◆ EXERCISE PROMPT: Give again exactly the lines that run from the start of the records to the line holding "['#215286', '#5E7829', '#4B3469', '#1F758A', '#7E2120']", both ends counted. Do not include the pictures.

◆ TASK INPUTS:
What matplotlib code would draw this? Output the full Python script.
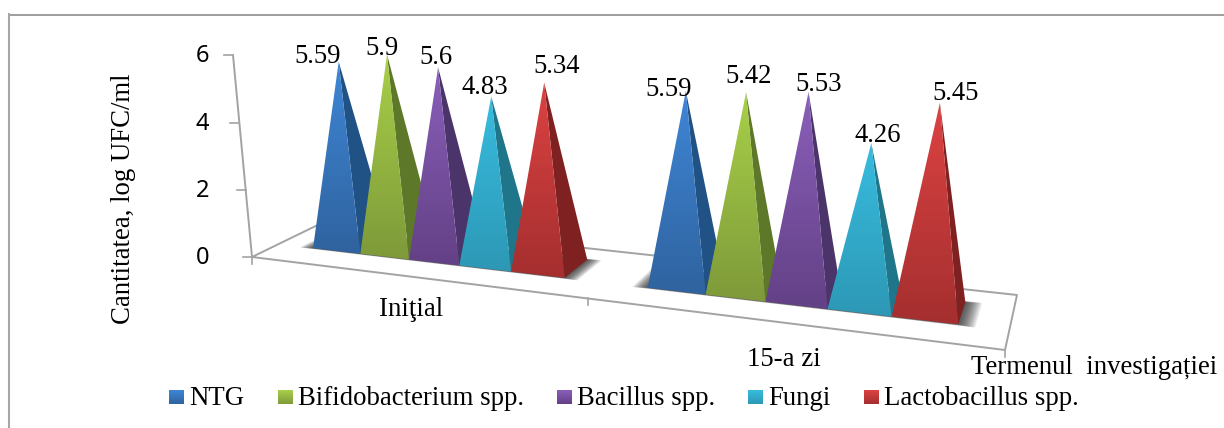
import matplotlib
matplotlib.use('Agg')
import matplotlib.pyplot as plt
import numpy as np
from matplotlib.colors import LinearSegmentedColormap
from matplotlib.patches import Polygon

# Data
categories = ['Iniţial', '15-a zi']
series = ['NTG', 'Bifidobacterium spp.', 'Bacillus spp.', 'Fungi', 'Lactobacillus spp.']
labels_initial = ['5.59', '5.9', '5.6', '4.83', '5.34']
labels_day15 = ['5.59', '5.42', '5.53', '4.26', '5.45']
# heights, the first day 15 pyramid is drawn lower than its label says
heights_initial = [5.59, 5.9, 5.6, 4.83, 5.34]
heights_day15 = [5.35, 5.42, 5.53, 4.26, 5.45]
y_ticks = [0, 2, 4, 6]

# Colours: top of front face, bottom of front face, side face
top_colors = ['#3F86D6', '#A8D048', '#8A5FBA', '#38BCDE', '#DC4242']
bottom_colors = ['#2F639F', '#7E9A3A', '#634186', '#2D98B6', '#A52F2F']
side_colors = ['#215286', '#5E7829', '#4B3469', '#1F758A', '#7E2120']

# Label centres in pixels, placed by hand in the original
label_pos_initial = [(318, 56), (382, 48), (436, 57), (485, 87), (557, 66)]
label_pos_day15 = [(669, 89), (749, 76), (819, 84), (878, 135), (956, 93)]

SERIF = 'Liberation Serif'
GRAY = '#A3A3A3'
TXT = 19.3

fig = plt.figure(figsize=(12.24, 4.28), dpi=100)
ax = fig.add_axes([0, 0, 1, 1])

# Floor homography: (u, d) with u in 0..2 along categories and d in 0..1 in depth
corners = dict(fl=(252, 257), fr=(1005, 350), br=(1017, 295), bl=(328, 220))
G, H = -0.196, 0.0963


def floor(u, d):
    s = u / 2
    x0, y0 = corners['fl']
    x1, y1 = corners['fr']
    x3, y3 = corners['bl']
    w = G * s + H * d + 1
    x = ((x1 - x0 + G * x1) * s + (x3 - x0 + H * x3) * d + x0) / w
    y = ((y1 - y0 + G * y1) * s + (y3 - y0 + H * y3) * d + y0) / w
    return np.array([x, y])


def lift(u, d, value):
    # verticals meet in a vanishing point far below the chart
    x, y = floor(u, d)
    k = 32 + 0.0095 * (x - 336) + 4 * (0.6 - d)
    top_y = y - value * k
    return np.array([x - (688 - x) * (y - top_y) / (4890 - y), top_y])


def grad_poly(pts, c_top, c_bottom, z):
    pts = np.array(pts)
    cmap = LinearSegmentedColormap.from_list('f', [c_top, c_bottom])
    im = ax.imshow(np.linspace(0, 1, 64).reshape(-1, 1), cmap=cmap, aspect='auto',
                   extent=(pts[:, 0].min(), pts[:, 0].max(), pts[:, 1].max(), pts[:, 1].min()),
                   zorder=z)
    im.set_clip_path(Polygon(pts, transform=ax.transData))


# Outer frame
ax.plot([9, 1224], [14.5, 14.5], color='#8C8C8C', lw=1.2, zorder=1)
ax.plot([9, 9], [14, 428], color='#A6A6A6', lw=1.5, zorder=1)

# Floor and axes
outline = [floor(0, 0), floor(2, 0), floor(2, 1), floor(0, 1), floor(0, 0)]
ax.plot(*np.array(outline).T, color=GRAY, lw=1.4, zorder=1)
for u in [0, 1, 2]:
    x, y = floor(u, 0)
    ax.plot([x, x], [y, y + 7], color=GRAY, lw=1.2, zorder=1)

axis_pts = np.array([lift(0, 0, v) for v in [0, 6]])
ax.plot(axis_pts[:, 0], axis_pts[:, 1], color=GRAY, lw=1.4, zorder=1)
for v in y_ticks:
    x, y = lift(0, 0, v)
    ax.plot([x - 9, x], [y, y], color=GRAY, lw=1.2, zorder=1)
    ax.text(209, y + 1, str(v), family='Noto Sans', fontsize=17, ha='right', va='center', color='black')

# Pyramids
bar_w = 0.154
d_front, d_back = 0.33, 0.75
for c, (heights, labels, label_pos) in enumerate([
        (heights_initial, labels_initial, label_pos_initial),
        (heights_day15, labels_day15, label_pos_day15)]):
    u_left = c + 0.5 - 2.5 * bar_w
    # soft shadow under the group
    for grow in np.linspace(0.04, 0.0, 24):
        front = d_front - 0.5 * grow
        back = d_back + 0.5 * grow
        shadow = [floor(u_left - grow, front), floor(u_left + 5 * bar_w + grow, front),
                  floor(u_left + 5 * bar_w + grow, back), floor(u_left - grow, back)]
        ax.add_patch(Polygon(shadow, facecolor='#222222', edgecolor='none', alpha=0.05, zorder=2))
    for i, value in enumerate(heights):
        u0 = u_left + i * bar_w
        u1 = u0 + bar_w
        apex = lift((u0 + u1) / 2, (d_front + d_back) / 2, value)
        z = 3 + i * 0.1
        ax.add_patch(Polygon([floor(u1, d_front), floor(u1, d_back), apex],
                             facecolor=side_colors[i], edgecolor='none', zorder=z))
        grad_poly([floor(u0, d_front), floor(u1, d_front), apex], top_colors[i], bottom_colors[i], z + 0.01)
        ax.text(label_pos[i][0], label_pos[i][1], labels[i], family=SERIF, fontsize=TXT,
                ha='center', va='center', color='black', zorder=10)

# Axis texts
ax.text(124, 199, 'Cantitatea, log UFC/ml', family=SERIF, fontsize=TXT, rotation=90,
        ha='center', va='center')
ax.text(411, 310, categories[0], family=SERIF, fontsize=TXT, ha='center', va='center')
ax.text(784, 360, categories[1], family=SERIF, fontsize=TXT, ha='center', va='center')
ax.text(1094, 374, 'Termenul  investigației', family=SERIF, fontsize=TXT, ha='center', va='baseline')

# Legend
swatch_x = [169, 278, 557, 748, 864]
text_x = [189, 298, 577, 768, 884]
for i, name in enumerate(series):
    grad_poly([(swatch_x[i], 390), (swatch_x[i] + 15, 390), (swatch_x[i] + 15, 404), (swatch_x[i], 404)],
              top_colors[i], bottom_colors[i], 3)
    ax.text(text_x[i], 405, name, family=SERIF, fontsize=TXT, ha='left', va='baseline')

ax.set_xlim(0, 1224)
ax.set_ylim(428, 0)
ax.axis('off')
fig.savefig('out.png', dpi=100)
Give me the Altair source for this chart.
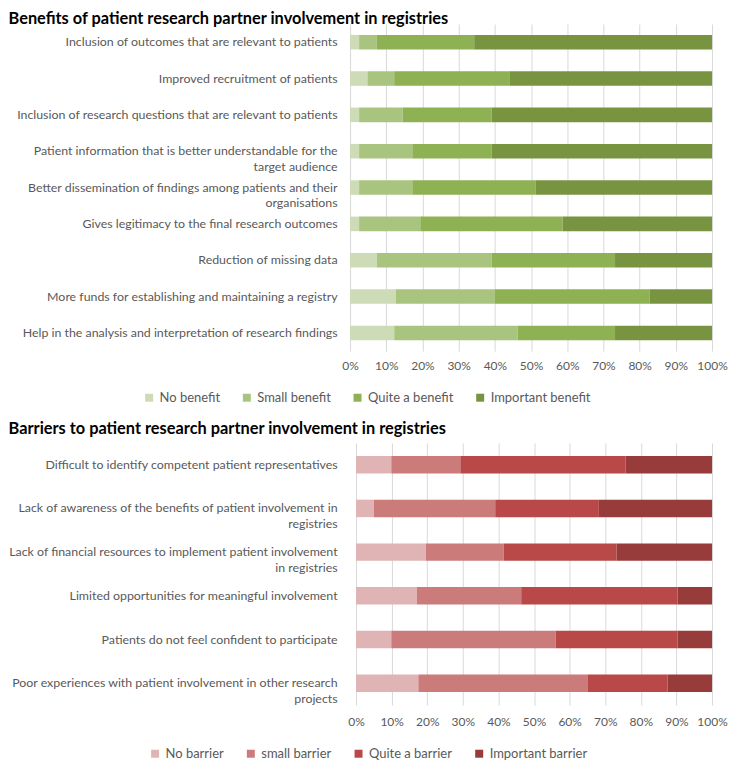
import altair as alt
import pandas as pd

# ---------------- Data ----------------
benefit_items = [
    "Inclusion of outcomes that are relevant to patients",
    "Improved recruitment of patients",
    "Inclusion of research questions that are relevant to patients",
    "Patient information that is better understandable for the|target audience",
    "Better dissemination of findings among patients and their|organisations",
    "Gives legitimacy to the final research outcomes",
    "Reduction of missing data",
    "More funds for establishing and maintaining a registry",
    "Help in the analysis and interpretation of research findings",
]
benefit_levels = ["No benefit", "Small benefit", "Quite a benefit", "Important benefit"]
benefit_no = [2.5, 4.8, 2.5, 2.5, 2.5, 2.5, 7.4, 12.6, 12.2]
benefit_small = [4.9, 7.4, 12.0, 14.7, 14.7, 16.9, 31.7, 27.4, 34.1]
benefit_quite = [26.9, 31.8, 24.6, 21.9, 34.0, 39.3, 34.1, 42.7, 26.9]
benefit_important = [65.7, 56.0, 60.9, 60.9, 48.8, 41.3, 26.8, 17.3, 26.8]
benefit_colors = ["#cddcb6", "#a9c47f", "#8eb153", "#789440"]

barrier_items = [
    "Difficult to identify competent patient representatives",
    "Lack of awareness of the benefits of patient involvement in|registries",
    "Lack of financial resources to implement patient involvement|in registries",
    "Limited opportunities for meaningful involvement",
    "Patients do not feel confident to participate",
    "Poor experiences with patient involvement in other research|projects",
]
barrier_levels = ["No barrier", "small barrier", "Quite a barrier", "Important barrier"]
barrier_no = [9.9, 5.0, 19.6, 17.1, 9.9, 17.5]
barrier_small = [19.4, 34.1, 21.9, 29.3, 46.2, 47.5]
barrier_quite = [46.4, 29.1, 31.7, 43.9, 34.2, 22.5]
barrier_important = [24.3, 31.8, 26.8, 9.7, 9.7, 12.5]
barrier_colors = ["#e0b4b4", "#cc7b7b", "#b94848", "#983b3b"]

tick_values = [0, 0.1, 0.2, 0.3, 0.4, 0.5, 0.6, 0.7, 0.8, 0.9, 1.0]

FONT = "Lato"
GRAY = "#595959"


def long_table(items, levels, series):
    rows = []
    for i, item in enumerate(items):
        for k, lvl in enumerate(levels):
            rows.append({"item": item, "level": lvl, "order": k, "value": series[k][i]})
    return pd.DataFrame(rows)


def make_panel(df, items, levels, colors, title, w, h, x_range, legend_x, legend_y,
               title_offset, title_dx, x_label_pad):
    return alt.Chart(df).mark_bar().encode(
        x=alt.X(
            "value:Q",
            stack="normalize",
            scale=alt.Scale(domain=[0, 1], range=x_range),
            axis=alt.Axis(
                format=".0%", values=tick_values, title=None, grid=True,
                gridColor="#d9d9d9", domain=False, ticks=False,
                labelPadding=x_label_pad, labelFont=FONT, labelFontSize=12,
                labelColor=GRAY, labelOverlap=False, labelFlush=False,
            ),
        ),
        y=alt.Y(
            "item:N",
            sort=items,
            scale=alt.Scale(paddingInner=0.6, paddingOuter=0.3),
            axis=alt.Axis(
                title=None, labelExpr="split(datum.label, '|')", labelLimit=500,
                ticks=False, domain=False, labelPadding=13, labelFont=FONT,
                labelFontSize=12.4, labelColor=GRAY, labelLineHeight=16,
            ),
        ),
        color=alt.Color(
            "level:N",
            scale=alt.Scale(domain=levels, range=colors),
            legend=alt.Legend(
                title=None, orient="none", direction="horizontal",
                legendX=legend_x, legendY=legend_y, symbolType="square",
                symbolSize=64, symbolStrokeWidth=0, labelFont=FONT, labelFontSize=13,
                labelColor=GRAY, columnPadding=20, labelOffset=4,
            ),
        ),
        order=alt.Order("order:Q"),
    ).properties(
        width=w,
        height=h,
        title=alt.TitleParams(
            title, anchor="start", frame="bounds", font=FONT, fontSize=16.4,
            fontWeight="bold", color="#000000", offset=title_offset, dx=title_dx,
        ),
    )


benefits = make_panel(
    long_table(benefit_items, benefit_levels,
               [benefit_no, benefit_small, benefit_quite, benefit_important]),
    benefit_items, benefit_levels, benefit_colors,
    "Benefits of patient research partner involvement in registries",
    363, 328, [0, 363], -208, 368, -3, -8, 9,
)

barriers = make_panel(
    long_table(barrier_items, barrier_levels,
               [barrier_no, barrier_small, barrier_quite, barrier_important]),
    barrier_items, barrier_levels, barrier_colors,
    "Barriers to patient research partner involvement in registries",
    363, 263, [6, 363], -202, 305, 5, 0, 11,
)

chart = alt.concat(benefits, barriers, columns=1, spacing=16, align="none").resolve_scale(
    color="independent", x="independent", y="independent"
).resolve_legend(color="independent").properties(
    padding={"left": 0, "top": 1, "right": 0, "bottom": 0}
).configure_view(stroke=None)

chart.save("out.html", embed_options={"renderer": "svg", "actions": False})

◆ REPLY:
What matplotlib code would draw this? Output the full Python script.
import matplotlib
matplotlib.use('Agg')
import matplotlib.pyplot as plt
import numpy as np
from matplotlib.colors import LinearSegmentedColormap
from matplotlib.patches import Polygon

# Data
categories = ['Iniţial', '15-a zi']
series = ['NTG', 'Bifidobacterium spp.', 'Bacillus spp.', 'Fungi', 'Lactobacillus spp.']
labels_initial = ['5.59', '5.9', '5.6', '4.83', '5.34']
labels_day15 = ['5.59', '5.42', '5.53', '4.26', '5.45']
# heights, the first day 15 pyramid is drawn lower than its label says
heights_initial = [5.59, 5.9, 5.6, 4.83, 5.34]
heights_day15 = [5.35, 5.42, 5.53, 4.26, 5.45]
y_ticks = [0, 2, 4, 6]

# Colours: top of front face, bottom of front face, side face
top_colors = ['#3F86D6', '#A8D048', '#8A5FBA', '#38BCDE', '#DC4242']
bottom_colors = ['#2F639F', '#7E9A3A', '#634186', '#2D98B6', '#A52F2F']
side_colors = ['#215286', '#5E7829', '#4B3469', '#1F758A', '#7E2120']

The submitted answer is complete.